Last but not least, Cassandra Troyan spoke about their experience in Chicago which, because of  geographic, racial, and class segregation, doesn't quite have a central writing "community." They noted that when it comes to gendered violence, "silencing is extreme," with few women willing to name the men involved since many of them run institutions, presses, etc.  Troyan spoke of their work with the Chicago Feminist Writers and Artists (CFWA)and Feminist Action Support Network (FASN), noting that there is a cross-cultural scene there, with people coming from punk, radical, art, and music communities.  Troyan expressed interest in an accountability process, in facilitating safe spaces, in collective goals, discussing ongoing Sunday workshops on a variety of topics, from mental health to self-care, healing justice, generational violence--that have been taking place.

 

Some of the Questions/Comments Proposed by Attendees:

 How do we surface unconscious bias?

How can people support individual work?

What can we learn from what others are doing?

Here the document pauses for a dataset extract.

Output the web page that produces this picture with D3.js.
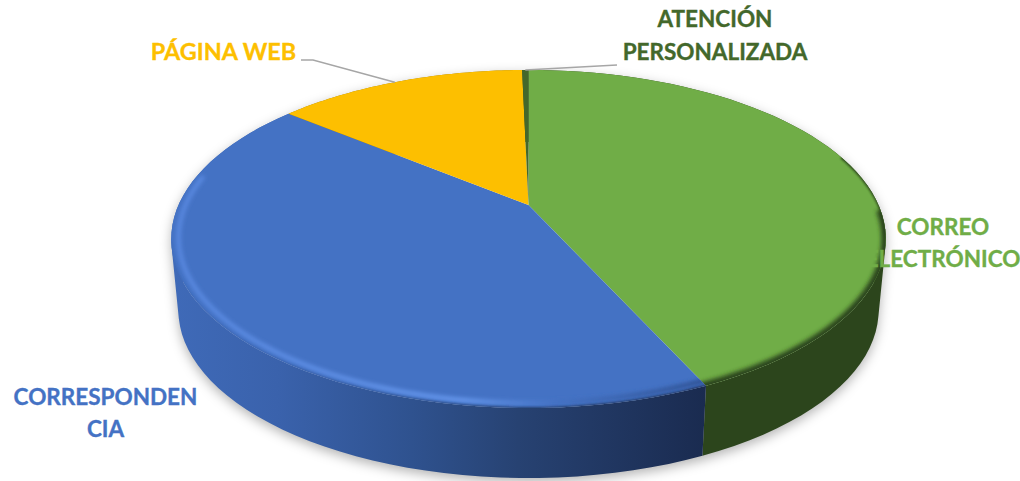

Someone wanted to know why JT read off the list of names of the 72 attendees at the first Enough is Enough meeting.

How do we respond in the moment? How to call shit out!

Exclusion and transformative justice and how these are related to systems of incarceration

What are the limits of gossip?

How does information move?

How to differentiate between aesthetic preference and closed communities

What is the link between aesthetic difficulty and class, gender, race?

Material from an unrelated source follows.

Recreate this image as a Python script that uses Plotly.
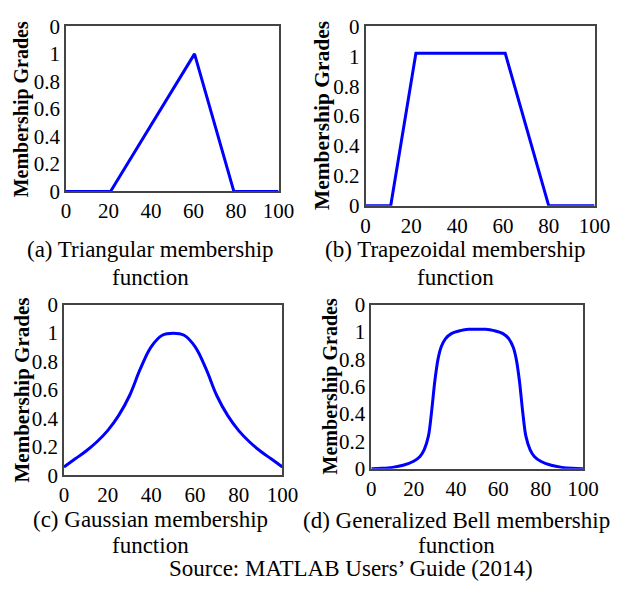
import plotly.graph_objects as go

# ---- data ----
tri_x = [0, 21, 60.5, 79, 100]
tri_y = [0, 0, 1.0, 0, 0]

trap_x = [0, 11, 22, 61, 80, 100]
trap_y = [0, 0, 1.02, 1.02, 0, 0]

gauss_x = [0, 5, 10, 15, 20, 25, 30, 35, 40, 45, 50, 55, 60, 65, 70, 75, 80, 85, 90, 95, 100]
gauss_y = [0.06, 0.115, 0.17, 0.235, 0.315, 0.42, 0.56, 0.75, 0.905, 0.985, 1.0,
           0.985, 0.905, 0.75, 0.56, 0.42, 0.315, 0.235, 0.17, 0.115, 0.06]

bell_x = [0, 5, 10, 15, 20, 23, 25, 27, 28.5, 30, 31.5, 33, 35, 38, 42, 46, 50,
          54, 58, 62, 65, 67, 68.5, 70, 71.5, 73, 75, 77, 80, 85, 90, 95, 100]
bell_y = [0, 0.003, 0.01, 0.025, 0.055, 0.09, 0.14, 0.24, 0.42, 0.64, 0.80, 0.89, 0.95, 0.99, 1.01, 1.02, 1.02,
          1.02, 1.01, 0.99, 0.95, 0.89, 0.80, 0.64, 0.42, 0.24, 0.14, 0.09, 0.055, 0.025, 0.01, 0.003, 0]

x_ticks = [0, 20, 40, 60, 80, 100]
y_tickvals = [0, 0.2, 0.4, 0.6, 0.8, 1.0, 1.2]
y_ticktext = ["0", "0.2", "0.4", "0.6", "0.8", "1", "0"]

captions = [
    ["(a) Triangular membership", "function"],
    ["(b) Trapezoidal membership", "function"],
    ["(c) Gaussian membership", "function"],
    ["(d) Generalized Bell membership", "function"],
]
source_text = "Source: MATLAB Users\u2019 Guide (2014)"
y_title = "Membership Grades"

# ---- layout geometry (pixels) ----
W, H = 627, 593
panels = [
    dict(l=63, r=283, t=15, b=187, tx=18, tf=20, kf=21, shape="linear", sm=1.0),
    dict(l=373, r=610, t=15, b=202, tx=328, tf=21.5, kf=21, shape="linear", sm=1.0),
    dict(l=61, r=287, t=305, b=483, tx=18, tf=21, kf=21, shape="spline", sm=1.1),
    dict(l=379, r=598, t=305, b=476, tx=337, tf=20, kf=21, shape="spline", sm=0.9),
]
cap_pos = [(151, 247, 277), (466, 248, 277), (151, 529, 556), (467, 530, 556)]

FONT = "Liberation Serif"
BLUE = "#0000FF"

series = [(tri_x, tri_y), (trap_x, trap_y), (gauss_x, gauss_y), (bell_x, bell_y)]

fig = go.Figure()
layout = dict(
    width=W, height=H, margin=dict(l=0, r=0, t=0, b=0),
    paper_bgcolor="white", plot_bgcolor="white", showlegend=False,
    font=dict(family=FONT, color="black"),
)
annotations = []
for i, (p, (xs, ys)) in enumerate(zip(panels, series)):
    n = "" if i == 0 else str(i + 1)
    fig.add_trace(go.Scatter(
        x=xs, y=ys, mode="lines", xaxis="x" + n, yaxis="y" + n,
        line=dict(color=BLUE, width=3, shape=p["shape"], smoothing=p["sm"]),
        hoverinfo="skip",
    ))
    layout["xaxis" + n] = dict(
        domain=[p["l"] / W, p["r"] / W], anchor="y" + n, range=[0, 100],
        tickvals=x_ticks, showgrid=False, zeroline=False,
        showline=True, mirror=True, linecolor="#444", linewidth=1.5,
        ticks="", tickfont=dict(size=p["kf"], family=FONT, color="black"),
    )
    layout["yaxis" + n] = dict(
        domain=[1 - p["b"] / H, 1 - p["t"] / H], anchor="x" + n, range=[0, 1.2],
        tickvals=y_tickvals, ticktext=y_ticktext, showgrid=False, zeroline=False,
        showline=True, mirror=True, linecolor="#444", linewidth=1.5,
        ticks="", tickfont=dict(size=p["kf"], family=FONT, color="black"),
    )
    annotations.append(dict(
        text="<b>" + y_title + "</b>", textangle=-90, xref="paper", yref="paper",
        x=p["tx"] / W, y=1 - ((p["t"] + p["b"]) / 2) / H, xanchor="center", yanchor="middle",
        showarrow=False, font=dict(size=p["tf"], family=FONT, color="black"),
    ))
    cx, y1, y2 = cap_pos[i]
    for line, yy in zip(captions[i], (y1, y2)):
        annotations.append(dict(
            text=line, xref="paper", yref="paper", x=cx / W, y=1 - yy / H,
            xanchor="center", yanchor="middle", showarrow=False,
            font=dict(size=23, family=FONT, color="black"),
        ))

annotations.append(dict(
    text=source_text, xref="paper", yref="paper", x=358 / W, y=1 - 580 / H,
    xanchor="center", yanchor="middle", showarrow=False,
    font=dict(size=23, family=FONT, color="black"),
))
layout["annotations"] = annotations
fig.update_layout(**layout)
fig.write_html("out.html")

How to dismantle white supremacy in poetry circles?

The problem of indigenous issues not being able to be made present. An attendee mentioned someone who did not come to the Sunday event because of this concern. There is simply no space to address this issue, given the community.  Another participant underscored this claim noting that race cannot be addressed precisely because the community is largely white and cis.

 
Some of the comments under A Call to Action, generated by the entire group included (The discussion was out of time as ATA needed to close for the evening. Some of these were more notational or working propositions, rather than explicit calls):

An understanding that not everyone wants to take action in the same way. How can we make this possible?

Creating individual healing for those most affected.

Safe spaces.

Establishing Support Liaisons

Organizing Rage Liaisons

How to collectively lower inhibitions around booing and hissing

Gossip

Some people suggested that writers of color do not need white people or cis men. A brief discussion about who is needed or wanted ensued.

The atmosphere was alive at this event. Stay-tuned: there may be follow-up meetings.